また、本実施形態では、封鎖弁40のモータにステッピングモータ50を使用する例を示したが、ステッピングモータ50の代わりにDCモータ等を使用することも可能である。
15p・・・・タンク内圧センサ
15・・・・・燃料タンク
16・・・・・吸気通路
22・・・・・キャニスタ
24・・・・・ベーパ通路
40・・・・・封鎖弁
48・・・・・弁座
50・・・・・ステッピングモータ
60・・・・・バルブガイド(弁可動部)
70・・・・・バルブ体(弁可動部)

Claims (7)

  1. 燃料タンク内で発生した蒸発燃料を吸着する吸着材を備えるキャニスタと、前記キャニスタと前記燃料タンクとをつなぐベーパ通路に設けられている封鎖弁とを備える蒸発燃料処理装置であって、
    前記封鎖弁は、弁座に対する弁可動部の軸方向距離であるストローク量が零から所定範囲内にあるときが閉弁状態で前記燃料タンクを密閉状態に保持可能であり、前記ストローク量を規則的なストローク制御工程により段階的に開弁方向に変化させて、前記燃料タンクの内圧が所定値以上低下したときの前記ストローク量に基づいて開弁開始位置を学習できるように構成されており、
    前記封鎖弁の開弁開始位置の学習では、前記ストローク制御工程が設定回数以上繰り返されても、前記燃料タンクの内圧が所定値以上低下しない場合には、前記封鎖弁の開弁開始位置のストローク量である学習値を前記封鎖弁が閉弁状態となるフェールセーフ値にすることを特徴とする蒸発燃料処理装置。
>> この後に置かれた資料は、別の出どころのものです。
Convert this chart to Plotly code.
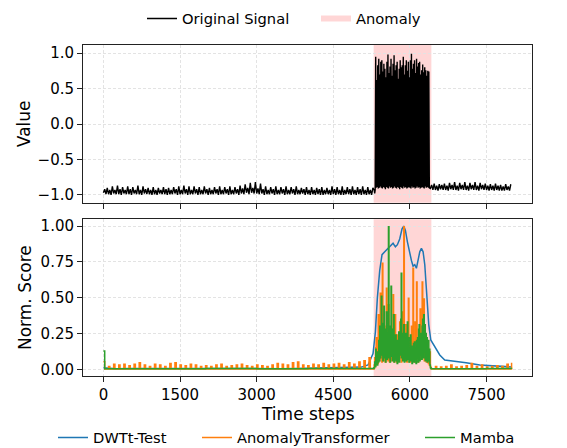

  2. 請求項1に記載された蒸発燃料処理装置であって、
    前記ストローク制御工程とは、前記ストローク量を第1所定ストロークだけ開弁方向に変化させ、第1所定ストロークよりも小さい第2所定ストロークだけ閉弁方向に変化させる工程であることを特徴とする蒸発燃料処理装置。
  3. 請求項1又は請求項2のいずれかに記載された蒸発燃料処理装置であって、
    前記封鎖弁の開弁開始位置の学習途中で前記燃料タンクの内圧が検出不能となった場合には、前記学習を中止して前記学習値をフェールセーフ値にすることを特徴とする蒸発燃料処理装置。
  4. 請求項1又は請求項2のいずれかに記載された蒸発燃料処理装置であって、
    エンジンを起動させるイグニッションスイッチがオンしてから前記燃料タンクの内圧検出可能、あるいは内圧検出不能の判定が行なわれるまでの間は、前記封鎖弁の開弁開始位置の学習が禁止されることを特徴とする蒸発燃料処理装置。
  5. 請求項4に記載された蒸発燃料処理装置であって、
    前記燃料タンクの内圧が検出不能と判定された場合には、前記学習値をフェールセーフ値にすることを特徴とする蒸発燃料処理装置。
  6. 請求項1から請求項5のいずれかに記載された蒸発燃料処理装置であって、
    前記フェールセーフ値は、封鎖弁の機械的な全閉位置であることを特徴とする蒸発燃料処理装置。
  7. 請求項1から請求項5のいずれかに記載された蒸発燃料処理装置であって、
    前記フェールセーフ値は、前記封鎖弁の開弁開始位置の学習実績がある場合には、前回行われた開弁開始位置の学習における学習値であることを特徴とする蒸発燃料処理装置。